Selasa, 13 Mei 2014
Belum lama petani selesai membasuh keringat setelah selesai menanam padi pada musim gadu, para petinggi yang mengurusi masalah pangan sudah berdebat ramai tentang kemungkinan impor beras untuk memenuhi persediaan beras dalam negeri. Banyak alasan dan pertimbangan dikemukakan, yang pasti banyak di antara mereka sepakat membuka kran impor beras dalam waktu dekat ini. Meskipun banyak juga yang menentang rencana impor ini tapi tampaknya pemerintah lebih memilih opsi melakukan impor untuk menjaga stabilitas pasokan dan harga beras.
Dalam berbagai kesempatan Direktur Utama Perum Bulog, Sutarto Alimoeso menyatakan bahwa pengadaan beras Bulog beberapa waktu terakhir ini relatif rendah. Hal ini disebabkan terjadinya ‘masalah’ produksi di sejumlah sentra produksi beras, yang kemudian berdampak pada naiknya harga beras. Harga gabah saat ini cenderung naik melampaui harga pembelian pemerintah (HPP) sehingga Bulog mengurangi pembelian beras. Kondisi ini yang membuat Bulog terpaksa melakukan impor beras. Artinya, impor terpaksa dilakukan karena memang terjadi ‘masalah’ pada hulu produksi beras.
Apapun alasannya, yang jelas opsi impor selalu menjadi jalan pintas untuk mengatasi permasalahan pasokan beras.
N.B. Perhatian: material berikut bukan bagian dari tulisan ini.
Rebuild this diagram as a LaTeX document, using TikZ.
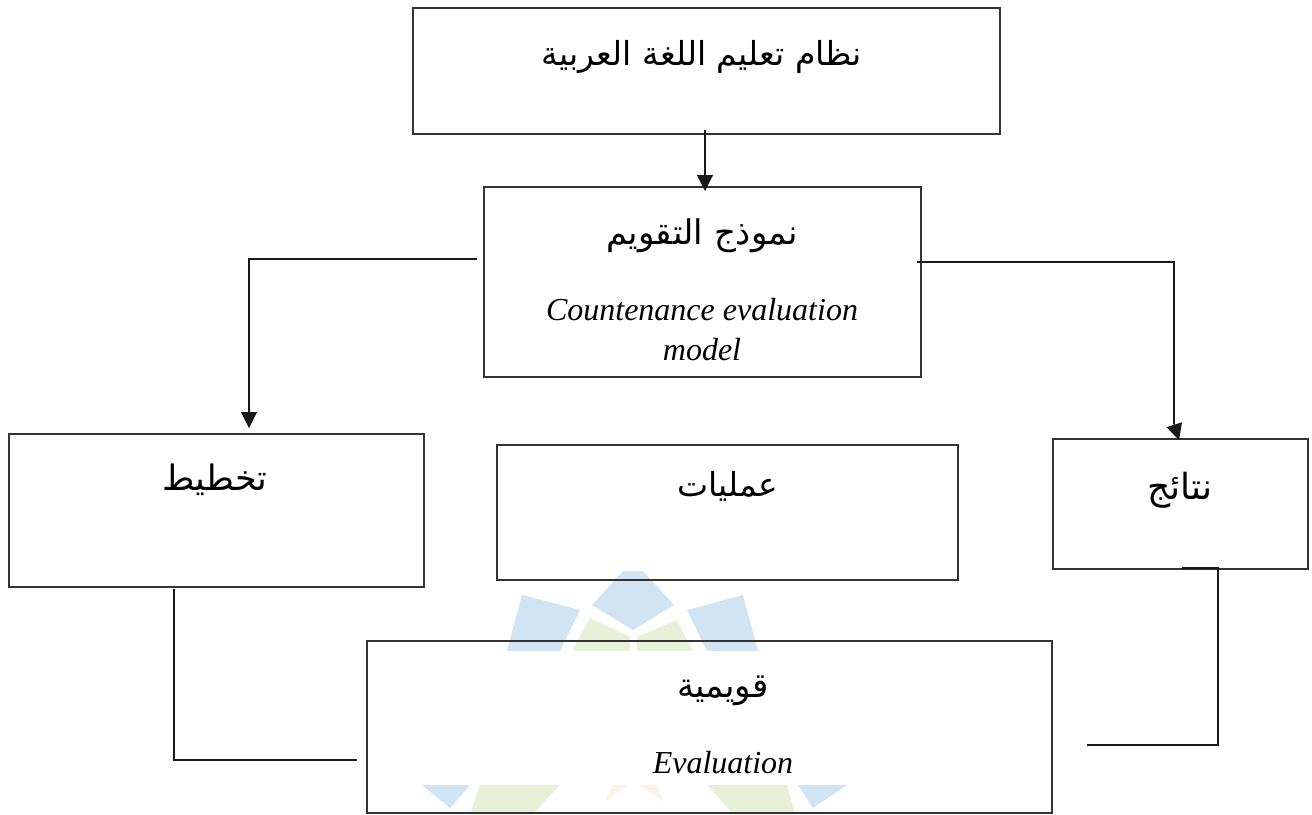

Seolah tidak ada alternatif lain yang lebih baik untuk mengatasi gejolak yang terjadi pada pasokan dan fluktuasi harga beras. Berbagai program yang sejak awal digembar-gemborkan sebagai solusi meningkatkan produksi beras seketika lenyap ditelan bumi. Coba cermati, ke mana larinya optimisme surplus produksi beras 10 juta ton? Di mana disembunyikan klaim bahwa kita akan segera memiliki kelebihan produksi beras melalui berbagai langkah terobosan, seperti GP3K dan berbagai program lainnya?
Kita tentu memaklumi menyediakan pangan untuk rakyat sangat penting. Artinya, memenuhi gudang Bulog untuk menyediakan stok pangan untuk rakyat harus mendapat prioritas perhatian. Mencegah harga beras membumbung tinggi, yang kemudian mendorong inflasi juga penting agar perekonomian nasional tidak ‘goyang’. Yang kita gugat, mengapa impor beras selalu diambil dengan sangat mudah, cepat dan tanpa mempertimbangkan kepentingan petani. Mengapa tidak dipertimbangkan matang kemungkinan jatuhnya harga beras akibat impor beras berlebihan? Pertanyaan klasik yang juga selalu muncul, mengapa pemerintah selalu berusaha mati-matian menahan lonjakan harga beras, dengan berbagai alasan dan pertimbangan, tetapi cenderung ‘cuek’ ketika harga beras di tingkat petani jatuh?